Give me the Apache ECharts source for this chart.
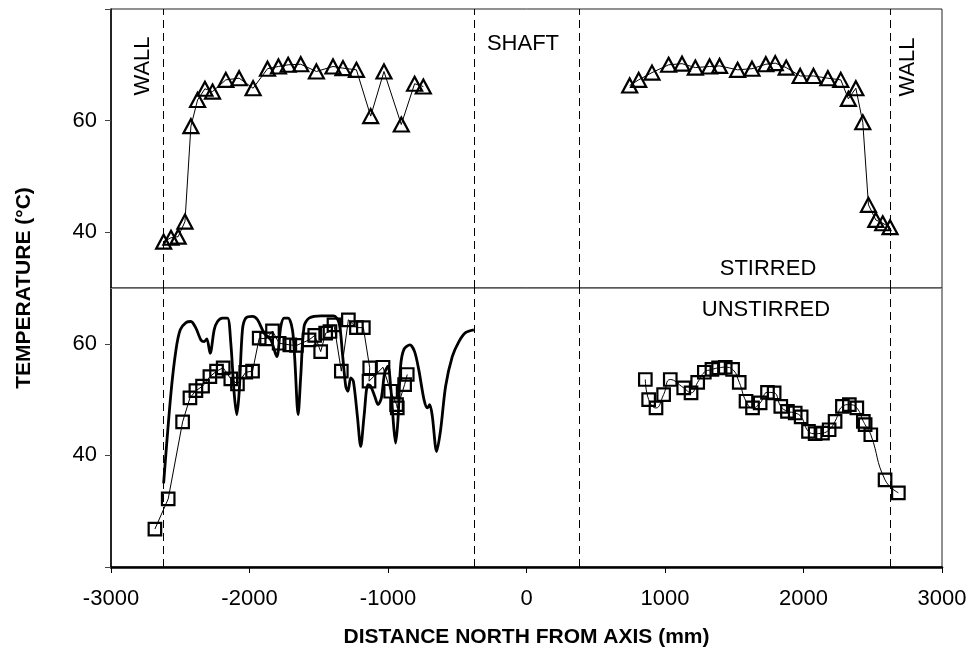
<!DOCTYPE html>
<html>
<head>
<meta charset="utf-8">
<script src="https://cdn.jsdelivr.net/npm/echarts@6/dist/echarts.min.js"></script>
<style>
  html, body { margin: 0; padding: 0; background: #fff; }
  #chart { width: 971px; height: 660px; }
</style>
</head>
<body>
<div id="chart"></div>
<script>
// stirred run (triangles), distance in mm, temperature in °C
const stirredLeftX = [-2620, -2567, -2515, -2466, -2423, -2375, -2322, -2267, -2171, -2075, -1974, -1870, -1791, -1721, -1630, -1517, -1397, -1325, -1228, -1125, -1029, -904, -808, -745];
const stirredLeftT = [38.3, 39.0, 39.2, 41.9, 59.0, 63.7, 65.7, 65.2, 67.3, 67.6, 65.8, 69.3, 69.7, 70.0, 70.1, 68.8, 69.7, 69.4, 69.1, 60.8, 68.8, 59.3, 66.6, 66.1];
const stirredRightX = [745, 810, 906, 1026, 1123, 1219, 1322, 1394, 1524, 1628, 1728, 1796, 1875, 1976, 2072, 2176, 2269, 2324, 2378, 2428, 2469, 2522, 2572, 2625];
const stirredRightT = [66.3, 67.3, 68.6, 70.0, 70.2, 69.5, 69.7, 69.8, 69.1, 69.3, 70.1, 70.3, 69.5, 68.0, 68.0, 67.6, 67.3, 63.9, 65.8, 59.7, 44.9, 42.2, 41.6, 40.9];

// unstirred run (squares)
const unstirredLeftX = [-2683, -2587, -2483, -2430, -2387, -2339, -2286, -2238, -2190, -2135, -2087, -2027, -1978, -1930, -1877, -1834, -1786, -1709, -1661, -1570, -1529, -1486, -1450, -1419, -1390, -1337, -1286, -1228, -1178, -1132, -1137, -1036, -981, -938, -933, -880, -861];
const unstirredLeftT = [26.8, 32.2, 46.0, 50.3, 51.6, 52.4, 54.1, 55.1, 55.7, 53.7, 52.8, 54.9, 55.1, 61.0, 60.9, 62.3, 60.1, 59.8, 59.7, 60.7, 61.5, 58.6, 61.9, 62.2, 63.4, 55.1, 64.3, 62.9, 62.9, 55.7, 53.3, 55.8, 51.5, 49.1, 48.5, 52.7, 54.5];
const unstirredRightX = [858, 882, 935, 990, 1038, 1135, 1188, 1236, 1284, 1339, 1387, 1435, 1488, 1536, 1585, 1632, 1687, 1740, 1788, 1836, 1884, 1940, 1983, 2036, 2084, 2137, 2185, 2228, 2281, 2331, 2385, 2432, 2445, 2486, 2589, 2685];
const unstirredRightT = [53.6, 50.0, 48.5, 50.9, 53.6, 52.1, 51.2, 53.1, 54.9, 55.4, 55.7, 55.8, 55.4, 53.1, 49.7, 48.5, 49.4, 51.3, 51.2, 48.8, 47.9, 47.6, 46.9, 44.3, 43.9, 44.0, 44.6, 46.1, 48.8, 49.1, 48.5, 46.1, 45.5, 43.7, 35.6, 33.3];

// continuous profile (thick line)
const profileX = [-2620, -2567, -2531, -2500, -2459, -2423, -2387, -2351, -2327, -2308, -2284, -2255, -2231, -2195, -2159, -2135, -2111, -2092, -2075, -2051, -2027, -1978, -1942, -1894, -1846, -1803, -1774, -1750, -1721, -1690, -1673, -1649, -1630, -1606, -1570, -1480, -1392, -1353, -1329, -1305, -1289, -1269, -1250, -1221, -1197, -1173, -1145, -1125, -1096, -1072, -1048, -1024, -1000, -981, -957, -945, -928, -909, -885, -842, -808, -776, -740, -716, -699, -680, -649, -620, -584, -536, -488, -440, -380];
const profileT = [35.0, 51.2, 58.9, 62.5, 63.8, 64.0, 62.8, 60.7, 60.4, 60.9, 58.3, 62.5, 64.0, 64.6, 64.6, 60.1, 51.2, 47.3, 51.2, 62.5, 64.6, 64.9, 64.3, 61.9, 60.7, 57.7, 63.1, 64.6, 64.6, 62.5, 57.2, 47.3, 54.2, 63.1, 64.6, 65.0, 65.0, 63.7, 58.3, 52.4, 51.5, 53.9, 53.3, 47.0, 41.6, 47.0, 52.7, 52.4, 50.6, 49.1, 50.3, 54.8, 56.0, 52.4, 44.6, 42.2, 46.4, 56.0, 59.0, 59.8, 58.6, 55.1, 50.0, 48.5, 49.1, 47.0, 40.7, 44.6, 52.4, 57.7, 60.4, 62.0, 62.5];

// wall and shaft positions (dashed lines)
const boundaryX = [-2625, -380, 380, 2625];
const xTicks = [-3000, 3000, 1000];

const font = 'Liberation Sans, Arial, sans-serif';
const zip = (xs, ys) => xs.map((x, i) => [x, ys[i]]);

const dashes = {
    silent: true,
    symbol: ['none', 'none'],
    label: { show: false },
    lineStyle: { color: '#000', width: 1, type: [8, 5] },
    data: boundaryX.map(x => ({ xAxis: x }))
};

const marker = (symbol, size, grid, data, smooth) => ({
    type: 'line',
    xAxisIndex: grid,
    yAxisIndex: grid,
    data,
    smooth,
    symbol,
    symbolSize: size,
    showAllSymbol: true,
    lineStyle: { color: '#000', width: 1 },
    itemStyle: { color: 'rgba(0,0,0,0)', borderColor: '#000', borderWidth: 2.2 },
    z: 3
});

const chart = echarts.init(document.getElementById('chart'));

const yAxisBase = {
    type: 'value',
    splitLine: { show: false },
    axisLine: { show: true, onZero: false, lineStyle: { color: '#000', width: 1.5 } },
    axisTick: { show: true, inside: false, length: 6, lineStyle: { color: '#444' } },
    axisLabel: { color: '#000', fontSize: 22, fontFamily: font, margin: 14, customValues: [40, 60] }
};

chart.setOption({
    animation: false,
    grid: [
        { left: 111, right: 29, top: 9, height: 279, show: true, borderColor: '#222', borderWidth: 1 },
        { left: 111, right: 29, top: 288, height: 279, show: true, borderColor: '#222', borderWidth: 1 }
    ],
    xAxis: [
        {
            type: 'value', gridIndex: 0, min: xTicks[0], max: xTicks[1], interval: xTicks[2],
            splitLine: { show: false },
            axisLine: { show: true, onZero: false, lineStyle: { color: '#888', width: 1.2 } },
            axisTick: { show: false },
            axisLabel: { show: false }
        },
        {
            type: 'value', gridIndex: 1, min: xTicks[0], max: xTicks[1], interval: xTicks[2],
            splitLine: { show: false },
            axisLine: { show: true, onZero: false, lineStyle: { color: '#000', width: 2.5 } },
            axisTick: { show: true, inside: false, length: 6, lineStyle: { color: '#000' } },
            axisLabel: { color: '#000', fontSize: 22, fontFamily: font, margin: 21, formatter: v => String(v) },
            name: 'DISTANCE NORTH FROM AXIS (mm)',
            nameLocation: 'middle',
            nameGap: 60,
            nameTextStyle: { color: '#000', fontSize: 21, fontWeight: 'bold', fontFamily: font }
        }
    ],
    yAxis: [
        Object.assign({}, yAxisBase, {
            gridIndex: 0, min: 30, max: 80,
            axisTick: Object.assign({}, yAxisBase.axisTick, { customValues: [40, 60, 80] })
        }),
        Object.assign({}, yAxisBase, {
            gridIndex: 1, min: 20, max: 70,
            axisTick: Object.assign({}, yAxisBase.axisTick, { customValues: [20, 40, 60] })
        })
    ],
    series: [
        Object.assign(marker('triangle', [15, 14], 0, zip(stirredLeftX, stirredLeftT), false), { markLine: dashes }),
        marker('triangle', [15, 14], 0, zip(stirredRightX, stirredRightT), false),
        {
            type: 'line',
            xAxisIndex: 1,
            yAxisIndex: 1,
            data: zip(profileX, profileT),
            smooth: 0.3,
            showSymbol: false,
            lineStyle: { color: '#000', width: 2.8 },
            markLine: dashes,
            z: 2
        },
        marker('rect', 12.5, 1, zip(unstirredLeftX, unstirredLeftT), false),
        marker('rect', 12.5, 1, zip(unstirredRightX, unstirredRightT), 0.5)
    ],
    graphic: [
        { type: 'text', x: 24, y: 288, rotation: Math.PI / 2,
          style: { text: 'TEMPERATURE (°C)', font: 'bold 21px ' + font, fill: '#000', align: 'center', verticalAlign: 'middle' } },
        { type: 'text', x: 143, y: 66, rotation: Math.PI / 2,
          style: { text: 'WALL', font: '22px ' + font, fill: '#000', align: 'center', verticalAlign: 'middle' } },
        { type: 'text', x: 908, y: 67, rotation: Math.PI / 2,
          style: { text: 'WALL', font: '22px ' + font, fill: '#000', align: 'center', verticalAlign: 'middle' } },
        { type: 'text', x: 523, y: 44,
          style: { text: 'SHAFT', font: '22px ' + font, fill: '#000', align: 'center', verticalAlign: 'middle' } },
        { type: 'text', x: 768, y: 269,
          style: { text: 'STIRRED', font: '22px ' + font, fill: '#000', align: 'center', verticalAlign: 'middle' } },
        { type: 'text', x: 766, y: 310,
          style: { text: 'UNSTIRRED', font: '22px ' + font, fill: '#000', align: 'center', verticalAlign: 'middle' } }
    ]
});

window.addEventListener('resize', () => chart.resize());
</script>
</body>
</html>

- - - - - - -

Aim of the task: Omit the pictures, then repeat exactly each line from the beginning of the listing through the line with "42.2, 41.6, 40.9];".

Correct result:
Give me the Apache ECharts source for this chart.
<!DOCTYPE html>
<html>
<head>
<meta charset="utf-8">
<script src="https://cdn.jsdelivr.net/npm/echarts@6/dist/echarts.min.js"></script>
<style>
  html, body { margin: 0; padding: 0; background: #fff; }
  #chart { width: 971px; height: 660px; }
</style>
</head>
<body>
<div id="chart"></div>
<script>
// stirred run (triangles), distance in mm, temperature in °C
const stirredLeftX = [-2620, -2567, -2515, -2466, -2423, -2375, -2322, -2267, -2171, -2075, -1974, -1870, -1791, -1721, -1630, -1517, -1397, -1325, -1228, -1125, -1029, -904, -808, -745];
const stirredLeftT = [38.3, 39.0, 39.2, 41.9, 59.0, 63.7, 65.7, 65.2, 67.3, 67.6, 65.8, 69.3, 69.7, 70.0, 70.1, 68.8, 69.7, 69.4, 69.1, 60.8, 68.8, 59.3, 66.6, 66.1];
const stirredRightX = [745, 810, 906, 1026, 1123, 1219, 1322, 1394, 1524, 1628, 1728, 1796, 1875, 1976, 2072, 2176, 2269, 2324, 2378, 2428, 2469, 2522, 2572, 2625];
const stirredRightT = [66.3, 67.3, 68.6, 70.0, 70.2, 69.5, 69.7, 69.8, 69.1, 69.3, 70.1, 70.3, 69.5, 68.0, 68.0, 67.6, 67.3, 63.9, 65.8, 59.7, 44.9, 42.2, 41.6, 40.9];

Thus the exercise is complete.